Selaras dengan itu, Haviez dalam acara Road to PRIA 2026: Talkshow & Networking Session, Rabu (29/10/2025) di MeltingPop, M Bloc, Jakarta Selatan menjelaskan, tantangan yang dihadapi PR saat ini jadi semakin beragam. Sebut saja betapa derasnya arus informasi, etika dan privasi terkait big data dan kecerdasan buatan, hingga dinamika reputasi di ruang digital yang bergerak cepat. “Dalam konteks ini, seorang komunikator yang cakap tidak dipatok berdasarkan umur, tetapi bagaimana ia terus belajar agar sesuai dengan perkembangan zaman,” ucapnya.

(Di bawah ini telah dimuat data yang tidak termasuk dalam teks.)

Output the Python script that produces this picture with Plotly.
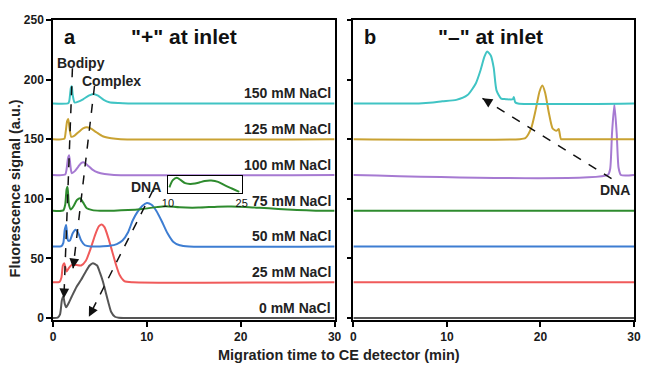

Guna menjawab tantangan tersebut, pria yang menjabat Head of Corporate Communications Harita Nickel itu merekomendasikan beberapa langkah konkret. Di antaranya membangun monitoring system untuk reputasi digital, membuat playbook crisis, memetakan audiens digital, mengembangkan konten yang relevan dan adaptif, serta melakukan evaluasi berkala. “Semua langkah ini adalah fondasi PR yang tangguh di tengah derasnya arus informasi,” imbuhnya.
Peran Vital PR Modern
Menggenapi hal-hal di atas, lanjut Haviez, etika harus mendapat perhatian khusus. Sebab, tegasnya, kepercayaan publik hanya bisa dibangun melalui kejujuran, transparansi, dan konsistensi pesan. Dalam konteks ini, PR harus melihat posisi teknologi sebagai alat mempercepat arus informasi, bukan pengganti nilai kepercayaan. “People trust people, not platforms, makanya jadi seorang PR itu tidak boleh bohong,” pesannya.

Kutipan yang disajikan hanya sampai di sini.